SURABAYA-kanalsembilan.com (13 April 2025)
Tak ada kata terlalu cepat untuk memulai dan tak ada kata terlambat untuk terus belajar, ungkapan itu tergambar dari sosok Raissa Arum Kusumaningtyas dan Amiq Fahmi yang dinobatkan menjadi wisudawan termuda dan tertua pada gelaran Wisuda ke-131 Institut Teknologi Sepuluh Nopember (ITS), Sabtu – Minggu (12-13/4). Dengan latar belakang dan perjalanan berbeda, keduanya mampu membuktikan bahwa usia tidak menjadi batasan dalam menuntut ilmu.
Untuk mengantongi status sebagai wisudawan termuda di usia 20 tahun 9 bulan bukanlah perjalanan singkat bagi Raissa. Gadis kelahiran Bandung ini menjalani program akselerasi saat di bangku Sekolah Menengah Pertama (SMP).
Dukungan keluarga membawanya pada pendidikan di Sekolah Menengah Atas (SMA) Taruna Bakti Bandung yang mengedepankan pengajaran etika dalam berbangsa dan bermasyarakat. “Latar belakang pendidikan semasa sekolah sangat lekat dengan kedisiplinan dan etika,” ungkapnya.

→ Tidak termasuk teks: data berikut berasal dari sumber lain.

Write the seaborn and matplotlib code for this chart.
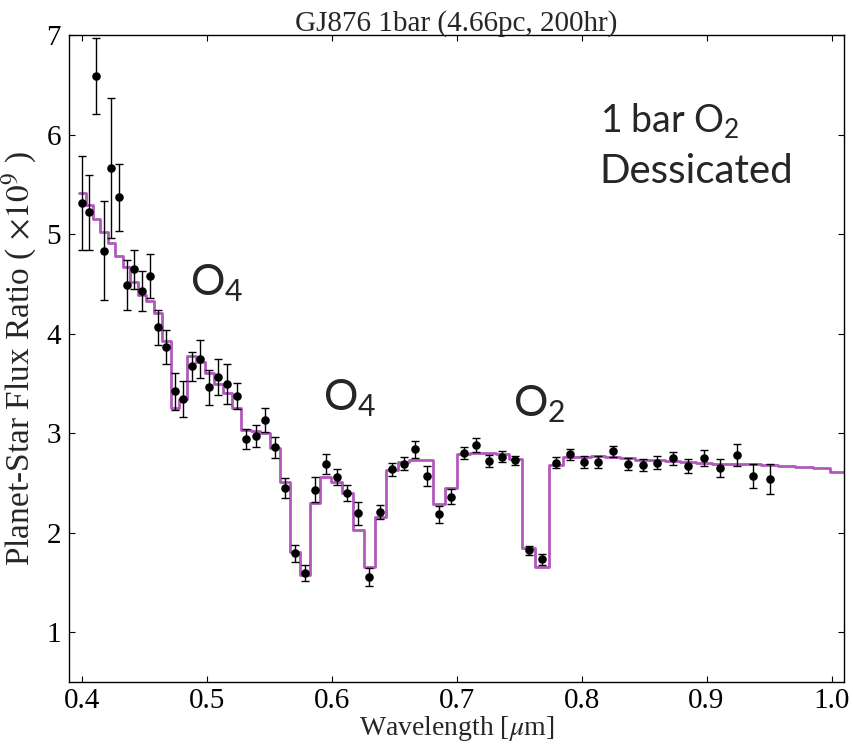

Bekal kedisiplinannya itu membentuk Raissa menjadi sosok yang tekun, sehingga berhasil membawanya pada studi lanjutan di Departemen Manajemen Bisnis ITS. Memiliki minat dalam bidang pemasaran, Raissa mengaku lebih tertarik untuk mempelajari keilmuan melalui praktik langsung. Hal itulah yang mendasari keputusannya untuk mengeksplorasi bidang bisnis.
Minatnya pada bidang bisnis tersebut diimplementasikan dalam penelitian tugas akhir (TA) yang mendalami tentang customer behavior dalam penggunaan kantor plastik pada gerai retail di Kota Bandung. Dara kelahiran 9 Juli 2004 itu menemukan bahwa masih banyaknya penggunaan kantong plastik ketika berbelanja disebabkan kurangnya informasi yang diberikan karyawan ritel mengenai alternatif lain kantong plastik, seperti tote bag atau kardus.
Lebih lanjut, Raissa mengungkapkan bahwa fakta di lapangan terhadap penggunaan kantong plastik sangat disayangkan mengingat kurangnya kerja sama seluruh elemen dalam menanggulangi pencemaran lingkungan.
“Perlu adanya pengawasan yang ketat terhadap edukasi dan imbauan penggunaan kantong plastik oleh pelaku ekonomi kepada konsumen,” ujar mahasiswa program International Undergraduate Program (IUP) MB ITS itu.
Berbeda dari Raissa yang mengawali studi di usia belia, Fahmi justru menuntaskan studi doktoralnya di usia 59 tahun. Dosen Universitas Dian Nuswantoro (Udinus) Semarang ini memulai pendidikan S3 di ITS pada tahun 2018 lalu setelah menerima tawaran beasiswa dari kampus tempatnya mengajar. “Meski sudah menjadi dosen sejak 1998, bagi saya tidak pernah ada alasan untuk berhenti belajar,” tandasnya.
Meski telah memenuhi syarat akademik pada tahun kelima, Ayah dari tiga anak ini mengaku sempat mengalami hambatan, terutama dalam hal komunikasi selama pandemi Covid-19. Namun, semangatnya tak surut berkat dukungan penuh dari keluarga. “Semangat dari istri dan anak-anak menjadi motivasi terbesar saya untuk terus berjuang menyelesaikan studi ini,” tuturnya.
Mengangkat isu kesehatan, disertasi Fahmi menawarkan pendekatan baru dalam klasifikasi penyakit demam berdarah dengue (DBD). Menggunakan data dari 37 puskesmas dan 16 rumah sakit di Kota Semarang, penelitian ini fokus pada peningkatan akurasi diagnosis dini menggunakan teknik kecerdasan buatan.
“Selain itu, hasil dari riset ini mengisi kesenjangan dalam klasifikasi outlier dan penanganan data multikelas yang tidak seimbang,” tambah lulusan program doktoral Teknik Elektro tersebut.
Melalui pengalaman studinya, Raissa dan Fahmi berpesan agar mahasiswa memiliki semangat untuk terus belajar dan memperoleh banyak pengalaman di bangku perkuliahan. Keduanya berharap agar ilmu yang didapatkannya dapat memberikan kebermanfaatan bagi masyarakat dan lingkungan sekitar.
Terutama dalam mendukung penerapan Sustainable Development Goals (SDGs) poin ke-3 tentang kesehatan yang baik dan poin ke-13 terkait aksi terhadap perubahan iklim. (za).